Work to do: Each line from the top of the listing through the one holding "import * as d3 from 'd3';" should be restated word for word, with nothing added and no pictures.

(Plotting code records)
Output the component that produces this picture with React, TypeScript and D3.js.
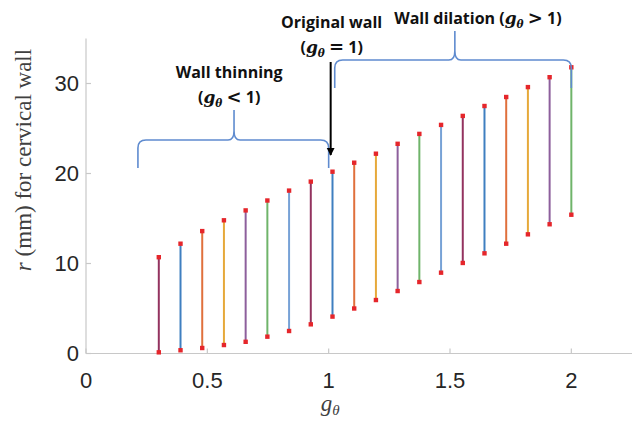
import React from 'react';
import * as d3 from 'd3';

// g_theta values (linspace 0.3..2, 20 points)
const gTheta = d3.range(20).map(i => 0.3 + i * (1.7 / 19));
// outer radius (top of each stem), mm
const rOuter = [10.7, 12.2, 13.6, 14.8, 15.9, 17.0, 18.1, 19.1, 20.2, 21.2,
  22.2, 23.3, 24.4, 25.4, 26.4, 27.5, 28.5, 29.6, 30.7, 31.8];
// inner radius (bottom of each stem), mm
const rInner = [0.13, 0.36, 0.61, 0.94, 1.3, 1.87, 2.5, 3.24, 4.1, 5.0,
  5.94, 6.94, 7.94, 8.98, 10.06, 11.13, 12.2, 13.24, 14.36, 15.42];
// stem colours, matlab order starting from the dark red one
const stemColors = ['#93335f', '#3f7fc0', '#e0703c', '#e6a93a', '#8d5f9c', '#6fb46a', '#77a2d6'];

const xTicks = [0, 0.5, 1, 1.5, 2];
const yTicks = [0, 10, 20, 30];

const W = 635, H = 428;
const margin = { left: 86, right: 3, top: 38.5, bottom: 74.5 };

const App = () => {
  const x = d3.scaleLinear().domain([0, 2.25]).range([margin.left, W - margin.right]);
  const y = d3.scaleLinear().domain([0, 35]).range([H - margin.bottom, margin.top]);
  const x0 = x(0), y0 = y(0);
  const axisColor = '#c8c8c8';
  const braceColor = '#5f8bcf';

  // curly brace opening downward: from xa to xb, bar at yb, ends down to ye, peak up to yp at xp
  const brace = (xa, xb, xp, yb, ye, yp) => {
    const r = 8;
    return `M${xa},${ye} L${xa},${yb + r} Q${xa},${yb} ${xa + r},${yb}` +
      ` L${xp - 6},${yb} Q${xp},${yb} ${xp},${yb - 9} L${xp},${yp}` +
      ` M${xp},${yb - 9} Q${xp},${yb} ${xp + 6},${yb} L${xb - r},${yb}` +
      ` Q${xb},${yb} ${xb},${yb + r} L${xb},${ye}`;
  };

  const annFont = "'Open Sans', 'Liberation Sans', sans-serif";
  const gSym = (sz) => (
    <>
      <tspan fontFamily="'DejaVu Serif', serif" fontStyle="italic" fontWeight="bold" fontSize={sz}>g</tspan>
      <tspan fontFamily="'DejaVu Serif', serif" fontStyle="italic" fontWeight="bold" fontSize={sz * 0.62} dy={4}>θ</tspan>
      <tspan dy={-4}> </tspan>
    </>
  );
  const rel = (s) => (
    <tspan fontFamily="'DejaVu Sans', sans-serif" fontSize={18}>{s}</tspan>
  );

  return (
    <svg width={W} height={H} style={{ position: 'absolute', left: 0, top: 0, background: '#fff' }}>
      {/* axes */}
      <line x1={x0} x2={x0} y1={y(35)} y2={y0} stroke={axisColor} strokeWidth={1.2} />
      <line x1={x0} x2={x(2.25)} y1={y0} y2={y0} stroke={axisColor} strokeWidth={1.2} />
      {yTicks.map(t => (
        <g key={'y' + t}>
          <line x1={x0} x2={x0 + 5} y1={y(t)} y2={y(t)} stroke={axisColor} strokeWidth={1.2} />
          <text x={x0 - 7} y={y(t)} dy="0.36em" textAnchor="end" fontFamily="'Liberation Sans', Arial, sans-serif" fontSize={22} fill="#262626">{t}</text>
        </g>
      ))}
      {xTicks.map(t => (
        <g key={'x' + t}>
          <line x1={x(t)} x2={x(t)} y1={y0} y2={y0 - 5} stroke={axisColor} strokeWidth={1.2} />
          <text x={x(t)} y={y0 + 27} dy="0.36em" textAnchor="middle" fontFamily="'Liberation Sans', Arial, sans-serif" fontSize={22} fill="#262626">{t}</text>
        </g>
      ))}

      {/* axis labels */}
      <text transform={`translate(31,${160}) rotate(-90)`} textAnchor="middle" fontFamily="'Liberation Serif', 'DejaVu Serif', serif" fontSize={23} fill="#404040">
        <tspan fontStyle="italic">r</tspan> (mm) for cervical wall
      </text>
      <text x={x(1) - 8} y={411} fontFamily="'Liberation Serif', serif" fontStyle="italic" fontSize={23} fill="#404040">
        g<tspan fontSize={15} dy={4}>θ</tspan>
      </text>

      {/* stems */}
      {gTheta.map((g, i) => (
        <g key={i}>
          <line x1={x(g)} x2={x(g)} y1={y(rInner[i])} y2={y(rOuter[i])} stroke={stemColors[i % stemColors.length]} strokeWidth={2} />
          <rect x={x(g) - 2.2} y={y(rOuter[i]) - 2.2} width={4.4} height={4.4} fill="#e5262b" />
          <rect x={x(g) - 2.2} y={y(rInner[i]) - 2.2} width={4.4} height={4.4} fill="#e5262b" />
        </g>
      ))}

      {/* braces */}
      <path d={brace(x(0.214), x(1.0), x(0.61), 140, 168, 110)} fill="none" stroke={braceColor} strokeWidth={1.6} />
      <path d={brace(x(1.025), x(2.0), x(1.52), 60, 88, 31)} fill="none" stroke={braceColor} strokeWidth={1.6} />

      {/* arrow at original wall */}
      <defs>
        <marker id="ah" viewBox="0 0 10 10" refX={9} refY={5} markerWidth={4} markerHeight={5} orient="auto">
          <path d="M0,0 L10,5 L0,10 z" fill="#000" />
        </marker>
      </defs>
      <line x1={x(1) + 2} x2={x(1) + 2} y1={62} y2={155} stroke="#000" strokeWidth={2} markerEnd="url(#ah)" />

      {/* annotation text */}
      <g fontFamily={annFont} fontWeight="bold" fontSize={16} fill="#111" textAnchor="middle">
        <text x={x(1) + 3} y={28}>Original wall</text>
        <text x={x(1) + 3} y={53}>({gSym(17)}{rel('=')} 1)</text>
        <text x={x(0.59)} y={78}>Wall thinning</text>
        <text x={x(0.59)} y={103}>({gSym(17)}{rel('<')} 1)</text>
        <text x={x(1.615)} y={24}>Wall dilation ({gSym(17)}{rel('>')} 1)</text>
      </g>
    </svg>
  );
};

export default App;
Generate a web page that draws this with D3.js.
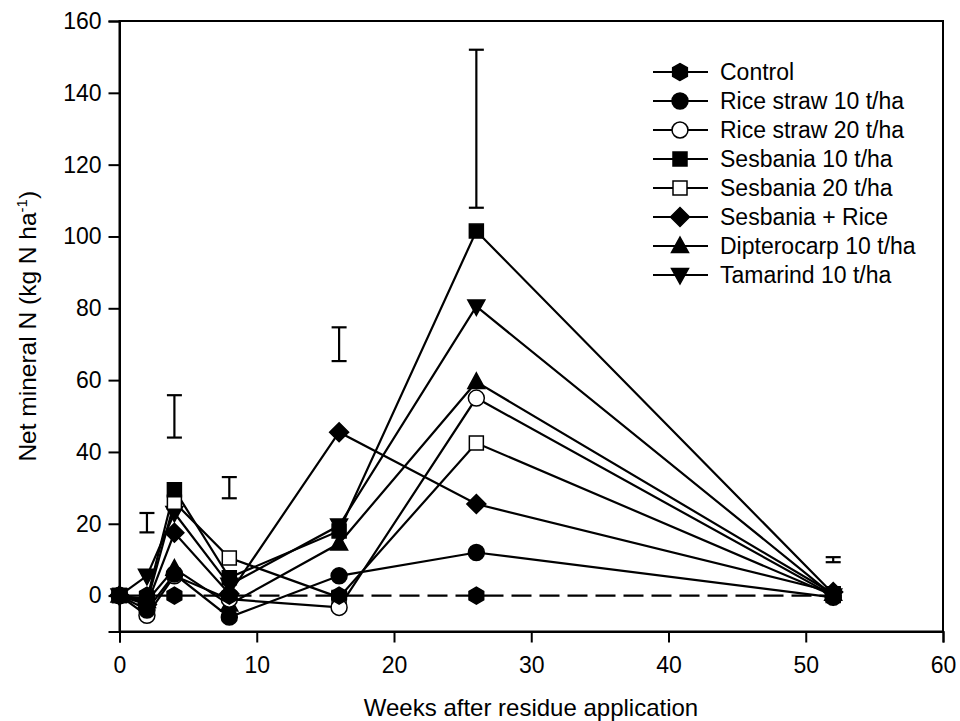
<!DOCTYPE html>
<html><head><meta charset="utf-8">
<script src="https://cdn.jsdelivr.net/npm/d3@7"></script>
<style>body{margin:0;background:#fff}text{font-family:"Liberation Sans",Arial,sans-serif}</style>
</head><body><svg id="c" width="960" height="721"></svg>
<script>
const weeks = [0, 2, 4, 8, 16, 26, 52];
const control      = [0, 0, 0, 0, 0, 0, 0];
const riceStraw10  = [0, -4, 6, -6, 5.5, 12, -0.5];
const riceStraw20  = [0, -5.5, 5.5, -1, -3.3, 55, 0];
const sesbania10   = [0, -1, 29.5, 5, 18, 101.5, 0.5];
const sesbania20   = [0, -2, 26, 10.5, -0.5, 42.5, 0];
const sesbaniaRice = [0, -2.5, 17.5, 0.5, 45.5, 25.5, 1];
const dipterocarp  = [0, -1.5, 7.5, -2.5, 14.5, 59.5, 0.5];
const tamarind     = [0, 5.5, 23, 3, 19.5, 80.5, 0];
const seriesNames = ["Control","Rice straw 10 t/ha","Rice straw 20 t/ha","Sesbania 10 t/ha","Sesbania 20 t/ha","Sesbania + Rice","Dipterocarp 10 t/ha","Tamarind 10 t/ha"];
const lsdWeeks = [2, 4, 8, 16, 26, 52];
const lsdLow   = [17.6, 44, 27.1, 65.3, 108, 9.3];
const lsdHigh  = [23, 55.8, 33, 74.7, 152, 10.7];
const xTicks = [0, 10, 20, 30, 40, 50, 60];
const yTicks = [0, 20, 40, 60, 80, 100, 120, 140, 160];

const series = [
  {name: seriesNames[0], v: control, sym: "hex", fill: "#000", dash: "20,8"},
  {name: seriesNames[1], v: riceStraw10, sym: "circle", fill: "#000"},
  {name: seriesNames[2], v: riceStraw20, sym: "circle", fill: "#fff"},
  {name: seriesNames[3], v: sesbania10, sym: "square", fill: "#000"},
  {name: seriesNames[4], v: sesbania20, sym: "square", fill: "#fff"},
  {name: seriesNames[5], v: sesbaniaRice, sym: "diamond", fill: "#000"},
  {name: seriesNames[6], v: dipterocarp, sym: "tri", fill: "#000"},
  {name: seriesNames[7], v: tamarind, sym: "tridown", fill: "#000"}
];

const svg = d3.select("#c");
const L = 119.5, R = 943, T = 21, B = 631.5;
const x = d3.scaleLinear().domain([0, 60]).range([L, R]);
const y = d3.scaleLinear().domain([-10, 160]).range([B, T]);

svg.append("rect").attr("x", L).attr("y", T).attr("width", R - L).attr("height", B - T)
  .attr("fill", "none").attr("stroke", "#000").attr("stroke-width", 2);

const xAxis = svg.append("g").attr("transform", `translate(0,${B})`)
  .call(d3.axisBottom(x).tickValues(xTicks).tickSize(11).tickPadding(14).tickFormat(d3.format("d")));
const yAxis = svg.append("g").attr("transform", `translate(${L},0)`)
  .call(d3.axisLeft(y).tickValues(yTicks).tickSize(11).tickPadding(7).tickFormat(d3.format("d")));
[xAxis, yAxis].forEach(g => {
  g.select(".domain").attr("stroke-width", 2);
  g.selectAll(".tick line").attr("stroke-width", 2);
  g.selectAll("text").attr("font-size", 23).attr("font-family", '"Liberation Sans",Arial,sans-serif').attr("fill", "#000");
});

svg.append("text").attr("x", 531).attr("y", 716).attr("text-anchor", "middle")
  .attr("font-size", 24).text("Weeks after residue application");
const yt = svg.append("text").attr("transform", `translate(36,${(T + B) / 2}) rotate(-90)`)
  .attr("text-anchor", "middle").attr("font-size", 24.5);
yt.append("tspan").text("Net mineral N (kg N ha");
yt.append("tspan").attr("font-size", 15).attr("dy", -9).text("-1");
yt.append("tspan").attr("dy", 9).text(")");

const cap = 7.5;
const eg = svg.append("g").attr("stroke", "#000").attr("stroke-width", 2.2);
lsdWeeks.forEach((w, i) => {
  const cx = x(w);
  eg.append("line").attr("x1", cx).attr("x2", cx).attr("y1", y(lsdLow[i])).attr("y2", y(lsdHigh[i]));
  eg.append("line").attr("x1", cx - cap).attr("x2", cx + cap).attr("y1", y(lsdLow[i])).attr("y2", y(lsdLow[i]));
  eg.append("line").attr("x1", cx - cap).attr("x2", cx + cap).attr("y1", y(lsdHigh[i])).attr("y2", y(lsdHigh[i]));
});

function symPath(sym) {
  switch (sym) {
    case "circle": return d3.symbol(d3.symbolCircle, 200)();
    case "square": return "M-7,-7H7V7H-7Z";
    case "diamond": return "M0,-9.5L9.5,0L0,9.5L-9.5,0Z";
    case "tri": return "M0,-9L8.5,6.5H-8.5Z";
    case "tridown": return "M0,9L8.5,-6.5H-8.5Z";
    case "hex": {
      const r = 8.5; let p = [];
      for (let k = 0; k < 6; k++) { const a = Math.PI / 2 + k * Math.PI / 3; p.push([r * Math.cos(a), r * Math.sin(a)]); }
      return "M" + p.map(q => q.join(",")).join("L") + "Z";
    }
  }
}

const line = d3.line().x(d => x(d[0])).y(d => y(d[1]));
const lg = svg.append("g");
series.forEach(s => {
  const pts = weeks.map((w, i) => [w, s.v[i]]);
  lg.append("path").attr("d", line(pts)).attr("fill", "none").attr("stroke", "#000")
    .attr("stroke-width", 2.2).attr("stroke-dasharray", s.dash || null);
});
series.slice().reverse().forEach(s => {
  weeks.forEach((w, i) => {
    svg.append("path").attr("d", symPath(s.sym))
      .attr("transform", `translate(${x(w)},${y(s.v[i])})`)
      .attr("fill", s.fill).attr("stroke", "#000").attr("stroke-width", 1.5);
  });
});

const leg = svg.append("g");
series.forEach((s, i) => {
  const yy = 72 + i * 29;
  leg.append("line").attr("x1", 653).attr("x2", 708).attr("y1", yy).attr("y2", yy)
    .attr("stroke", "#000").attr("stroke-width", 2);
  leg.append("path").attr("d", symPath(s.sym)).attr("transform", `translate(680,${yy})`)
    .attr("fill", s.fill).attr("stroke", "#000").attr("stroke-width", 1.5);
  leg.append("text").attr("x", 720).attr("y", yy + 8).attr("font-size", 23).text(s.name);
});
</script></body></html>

Result of the exercise:
Output the component that produces this picture with React, TypeScript and D3.js.
import React from 'react';
import * as d3 from 'd3';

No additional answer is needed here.